WRITTEN PROBLEM: Reproduce every entry below precisely; do not include the pictures.

PROVIDED RECORDS:

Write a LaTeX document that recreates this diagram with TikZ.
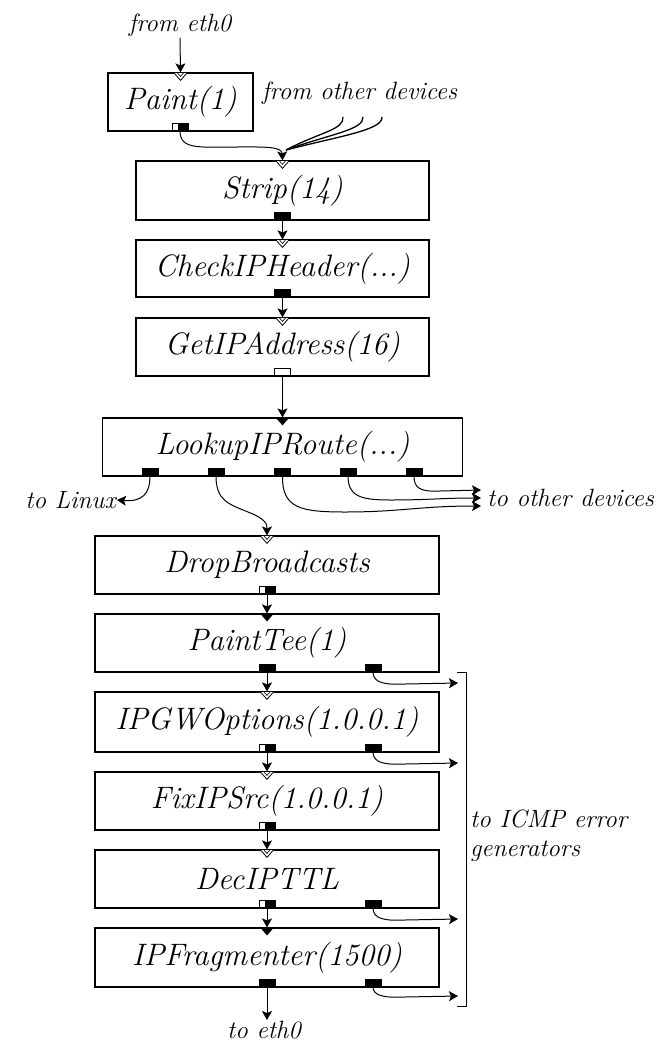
\documentclass[tikz,border=0pt]{standalone}
\usetikzlibrary{arrows.meta}
\begin{document}
\begin{tikzpicture}[x=1pt,y=-1pt,
 elem/.style={draw, line width=1.2pt, inner sep=0pt, font=\fontsize{31}{34}\selectfont\itshape},
 lbl/.style={inner sep=1pt, font=\fontsize{25}{29}\selectfont\itshape, align=left},
 pushport/.style={draw, fill=black, line width=0.8pt, minimum width=16pt, minimum height=7pt, inner sep=0pt, anchor=south},
 agnport/.style={pushport, fill=white, path picture={\fill[black] ([xshift=6pt]path picture bounding box.south west) rectangle (path picture bounding box.north east);}},
 pullport/.style={pushport, fill=white},
 conn/.style={line width=1pt, -{Stealth[length=9pt,width=10pt,inset=2pt]}},
 wire/.style={line width=1pt},
 pics/pushin/.style={code={\fill (-7,0) -- (7,0) -- (0,8) -- cycle;}},
 pics/agnin/.style={code={\draw[fill=white, line width=0.8pt] (-7,0) -- (7,0) -- (0,8) -- cycle; \draw[line width=0.6pt] (-3.5,0) -- (0,4) -- (3.5,0);}}
]
\useasboundingbox[fill=white] (0,0) rectangle (662,1045);

% elements
\node[elem, minimum width=145pt, minimum height=58pt] (paint) at (180.5,102) {Paint(1)};
\node[elem, minimum width=293pt, minimum height=59pt] (strip) at (282.5,190.5) {Strip(14)};
\node[elem, minimum width=293pt, minimum height=57pt] (check) at (282.5,268.5) {CheckIPHeader(...)};
\node[elem, minimum width=293pt, minimum height=58pt] (getip) at (282.5,347) {GetIPAddress(16)};
\node[elem, minimum width=360pt, minimum height=58pt] (lookup) at (282.5,447) {LookupIPRoute(...)};
\node[elem, minimum width=344pt, minimum height=58pt] (drop) at (267,565) {DropBroadcasts};
\node[elem, minimum width=344pt, minimum height=58pt] (ptee) at (267,643) {PaintTee(1)};
\node[elem, minimum width=344pt, minimum height=60pt] (ipgw) at (267,722) {IPGWOptions(1.0.0.1)};
\node[elem, minimum width=344pt, minimum height=58pt] (fixip) at (267,801) {FixIPSrc(1.0.0.1)};
\node[elem, minimum width=344pt, minimum height=58pt] (dec) at (267,879) {DecIPTTL};
\node[elem, minimum width=344pt, minimum height=59pt] (frag) at (267,957.5) {IPFragmenter(1500)};

% input markers
\pic at (paint.north) {agnin};
\pic at (strip.north) {agnin};
\pic at (check.north) {agnin};
\pic at (getip.north) {agnin};
\pic at (lookup.north) {pushin};
\pic at (drop.north) {agnin};
\pic at (ptee.north) {pushin};
\pic at (ipgw.north) {agnin};
\pic at (fixip.north) {agnin};
\pic at (dec.north) {agnin};
\pic at (frag.north) {pushin};

% output ports
\node[agnport] (paintout) at (180,131) {};
\node[pushport] (stripout) at (282.5,220) {};
\node[pushport] (checkout) at (282.5,297) {};
\node[pullport] (getipout) at (282.5,376) {};
\node[pushport] (lk1) at (150,476) {};
\node[pushport] (lk2) at (216,476) {};
\node[pushport] (lk3) at (282.5,476) {};
\node[pushport] (lk4) at (348,476) {};
\node[pushport] (lk5) at (414,476) {};
\node[agnport] (dropout) at (267,594) {};
\node[pushport] (pteeout) at (267,672) {};
\node[pushport] (pteeerr) at (373,672) {};
\node[agnport] (ipgwout) at (267,752) {};
\node[pushport] (ipgwerr) at (373,752) {};
\node[agnport] (fixipout) at (267,830) {};
\node[agnport] (decout) at (267,908) {};
\node[pushport] (decerr) at (373,908) {};
\node[pushport] (fragout) at (267,987) {};
\node[pushport] (fragerr) at (373,987) {};

% labels
\node[lbl, anchor=south] (frometh) at (180,38) {from eth0};
\node[lbl, anchor=west] (fromother) at (261,93) {from other devices};
\node[lbl, anchor=east] (tolinux) at (117,500) {to Linux};
\node[lbl, anchor=west] (toother) at (486,498) {to other devices};
\node[lbl, anchor=north] (toeth) at (264,1020) {to eth0};
\node[lbl, anchor=north west] (toicmp) at (469,809) {to ICMP error\\generators};

\coordinate (od1) at (343,117);
\coordinate (od2) at (363,117);
\coordinate (od3) at (382,117);
\coordinate (merge) at (286,150);
\coordinate (to1) at (481,490);
\coordinate (to2) at (481,498);
\coordinate (to3) at (481,506);
\coordinate (ic1) at (458,683);
\coordinate (ic2) at (458,763);
\coordinate (ic3) at (458,919);
\coordinate (ic4) at (458,996);

% connectors
\draw[conn] (frometh.south) -- (paint.north);
\draw[conn] (paintout.south) .. controls (180,150) and (200,147) .. (235,147) .. controls (262,147) and (282,146) .. (strip.north);
\draw[wire, line width=1.3pt] (od1) .. controls (344,130) and (320,132) .. (merge);
\draw[wire, line width=1.3pt] (od2) .. controls (364,130) and (330,134) .. (merge);
\draw[wire, line width=1.3pt] (od3) .. controls (383,130) and (340,136) .. (merge);
\draw[conn] (stripout.south) -- (check.north);
\draw[conn] (checkout.south) -- (getip.north);
\draw[conn] (getipout.south) -- (lookup.north);
\draw[conn] (lk1.south) .. controls (150,494) and (142,502) .. (tolinux.east);
\draw[conn] (lk2.south) .. controls (216,500) and (228,504) .. (248,512) .. controls (266,519) and (267,524) .. (drop.north);
\draw[conn] (lk3.south) .. controls (282,508) and (300,512) .. (345,512) .. controls (400,512) and (420,506) .. (to3);
\draw[conn] (lk4.south) .. controls (348,496) and (360,500) .. (390,500) .. controls (430,500) and (440,498) .. (to2);
\draw[conn] (lk5.south) .. controls (414,488) and (420,492) .. (440,491) -- (to1);
\draw[conn] (dropout.south) -- (ptee.north);
\draw[conn] (pteeout.south) -- (ipgw.north);
\draw[conn] (ipgwout.south) -- (fixip.north);
\draw[conn] (fixipout.south) -- (dec.north);
\draw[conn] (decout.south) -- (frag.north);
\draw[conn] (fragout.south) -- (fragout.south |- toeth.north);
\draw[conn] (pteeerr.south) .. controls (373,683) and (385,685) .. (405,684) -- (ic1);
\draw[conn] (ipgwerr.south) .. controls (373,763) and (385,765) .. (405,764) -- (ic2);
\draw[conn] (decerr.south) .. controls (373,919) and (385,921) .. (405,920) -- (ic3);
\draw[conn] (fragerr.south) .. controls (373,996) and (385,998) .. (405,997) -- (ic4);

% bracket
\draw[line width=1pt] (457,672) -- (466,672) -- (466,1006) -- (457,1006);
\end{tikzpicture}
\end{document}
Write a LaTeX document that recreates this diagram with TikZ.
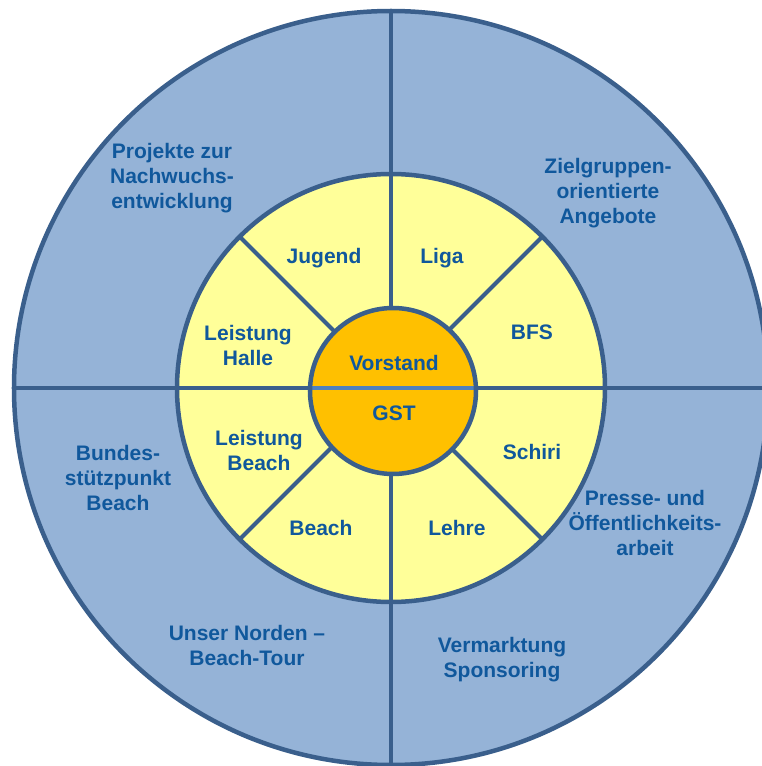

OUTPUT OF THE TASK:
Write a LaTeX document that recreates this diagram with TikZ.
\documentclass[tikz,border=0pt]{standalone}
\usetikzlibrary{arrows.meta}
\begin{document}
\begin{tikzpicture}[x=1pt,y=-1pt,
 elem/.style={draw, line width=1.2pt, inner sep=0pt, font=\fontsize{31}{34}\selectfont\itshape},
 lbl/.style={inner sep=1pt, font=\fontsize{25}{29}\selectfont\itshape, align=left},
 pushport/.style={draw, fill=black, line width=0.8pt, minimum width=16pt, minimum height=7pt, inner sep=0pt, anchor=south},
 agnport/.style={pushport, fill=white, path picture={\fill[black] ([xshift=6pt]path picture bounding box.south west) rectangle (path picture bounding box.north east);}},
 pullport/.style={pushport, fill=white},
 conn/.style={line width=1pt, -{Stealth[length=9pt,width=10pt,inset=2pt]}},
 wire/.style={line width=1pt},
 pics/pushin/.style={code={\fill (-7,0) -- (7,0) -- (0,8) -- cycle;}},
 pics/agnin/.style={code={\draw[fill=white, line width=0.8pt] (-7,0) -- (7,0) -- (0,8) -- cycle; \draw[line width=0.6pt] (-3.5,0) -- (0,4) -- (3.5,0);}}
]
\useasboundingbox[fill=white] (0,0) rectangle (662,1045);

% elements
\node[elem, minimum width=145pt, minimum height=58pt] (paint) at (180.5,102) {Paint(1)};
\node[elem, minimum width=293pt, minimum height=59pt] (strip) at (282.5,190.5) {Strip(14)};
\node[elem, minimum width=293pt, minimum height=57pt] (check) at (282.5,268.5) {CheckIPHeader(...)};
\node[elem, minimum width=293pt, minimum height=58pt] (getip) at (282.5,347) {GetIPAddress(16)};
\node[elem, minimum width=360pt, minimum height=58pt] (lookup) at (282.5,447) {LookupIPRoute(...)};
\node[elem, minimum width=344pt, minimum height=58pt] (drop) at (267,565) {DropBroadcasts};
\node[elem, minimum width=344pt, minimum height=58pt] (ptee) at (267,643) {PaintTee(1)};
\node[elem, minimum width=344pt, minimum height=60pt] (ipgw) at (267,722) {IPGWOptions(1.0.0.1)};
\node[elem, minimum width=344pt, minimum height=58pt] (fixip) at (267,801) {FixIPSrc(1.0.0.1)};
\node[elem, minimum width=344pt, minimum height=58pt] (dec) at (267,879) {DecIPTTL};
\node[elem, minimum width=344pt, minimum height=59pt] (frag) at (267,957.5) {IPFragmenter(1500)};

% input markers
\pic at (paint.north) {agnin};
\pic at (strip.north) {agnin};
\pic at (check.north) {agnin};
\pic at (getip.north) {agnin};
\pic at (lookup.north) {pushin};
\pic at (drop.north) {agnin};
\pic at (ptee.north) {pushin};
\pic at (ipgw.north) {agnin};
\pic at (fixip.north) {agnin};
\pic at (dec.north) {agnin};
\pic at (frag.north) {pushin};

% output ports
\node[agnport] (paintout) at (180,131) {};
\node[pushport] (stripout) at (282.5,220) {};
\node[pushport] (checkout) at (282.5,297) {};
\node[pullport] (getipout) at (282.5,376) {};
\node[pushport] (lk1) at (150,476) {};
\node[pushport] (lk2) at (216,476) {};
\node[pushport] (lk3) at (282.5,476) {};
\node[pushport] (lk4) at (348,476) {};
\node[pushport] (lk5) at (414,476) {};
\node[agnport] (dropout) at (267,594) {};
\node[pushport] (pteeout) at (267,672) {};
\node[pushport] (pteeerr) at (373,672) {};
\node[agnport] (ipgwout) at (267,752) {};
\node[pushport] (ipgwerr) at (373,752) {};
\node[agnport] (fixipout) at (267,830) {};
\node[agnport] (decout) at (267,908) {};
\node[pushport] (decerr) at (373,908) {};
\node[pushport] (fragout) at (267,987) {};
\node[pushport] (fragerr) at (373,987) {};

% labels
\node[lbl, anchor=south] (frometh) at (180,38) {from eth0};
\node[lbl, anchor=west] (fromother) at (261,93) {from other devices};
\node[lbl, anchor=east] (tolinux) at (117,500) {to Linux};
\node[lbl, anchor=west] (toother) at (486,498) {to other devices};
\node[lbl, anchor=north] (toeth) at (264,1020) {to eth0};
\node[lbl, anchor=north west] (toicmp) at (469,809) {to ICMP error\\generators};

\coordinate (od1) at (343,117);
\coordinate (od2) at (363,117);
\coordinate (od3) at (382,117);
\coordinate (merge) at (286,150);
\coordinate (to1) at (481,490);
\coordinate (to2) at (481,498);
\coordinate (to3) at (481,506);
\coordinate (ic1) at (458,683);
\coordinate (ic2) at (458,763);
\coordinate (ic3) at (458,919);
\coordinate (ic4) at (458,996);

% connectors
\draw[conn] (frometh.south) -- (paint.north);
\draw[conn] (paintout.south) .. controls (180,150) and (200,147) .. (235,147) .. controls (262,147) and (282,146) .. (strip.north);
\draw[wire, line width=1.3pt] (od1) .. controls (344,130) and (320,132) .. (merge);
\draw[wire, line width=1.3pt] (od2) .. controls (364,130) and (330,134) .. (merge);
\draw[wire, line width=1.3pt] (od3) .. controls (383,130) and (340,136) .. (merge);
\draw[conn] (stripout.south) -- (check.north);
\draw[conn] (checkout.south) -- (getip.north);
\draw[conn] (getipout.south) -- (lookup.north);
\draw[conn] (lk1.south) .. controls (150,494) and (142,502) .. (tolinux.east);
\draw[conn] (lk2.south) .. controls (216,500) and (228,504) .. (248,512) .. controls (266,519) and (267,524) .. (drop.north);
\draw[conn] (lk3.south) .. controls (282,508) and (300,512) .. (345,512) .. controls (400,512) and (420,506) .. (to3);
\draw[conn] (lk4.south) .. controls (348,496) and (360,500) .. (390,500) .. controls (430,500) and (440,498) .. (to2);
\draw[conn] (lk5.south) .. controls (414,488) and (420,492) .. (440,491) -- (to1);
\draw[conn] (dropout.south) -- (ptee.north);
\draw[conn] (pteeout.south) -- (ipgw.north);
\draw[conn] (ipgwout.south) -- (fixip.north);
\draw[conn] (fixipout.south) -- (dec.north);
\draw[conn] (decout.south) -- (frag.north);
\draw[conn] (fragout.south) -- (fragout.south |- toeth.north);
\draw[conn] (pteeerr.south) .. controls (373,683) and (385,685) .. (405,684) -- (ic1);
\draw[conn] (ipgwerr.south) .. controls (373,763) and (385,765) .. (405,764) -- (ic2);
\draw[conn] (decerr.south) .. controls (373,919) and (385,921) .. (405,920) -- (ic3);
\draw[conn] (fragerr.south) .. controls (373,996) and (385,998) .. (405,997) -- (ic4);

% bracket
\draw[line width=1pt] (457,672) -- (466,672) -- (466,1006) -- (457,1006);
\end{tikzpicture}
\end{document}
Write a LaTeX document that recreates this diagram with TikZ.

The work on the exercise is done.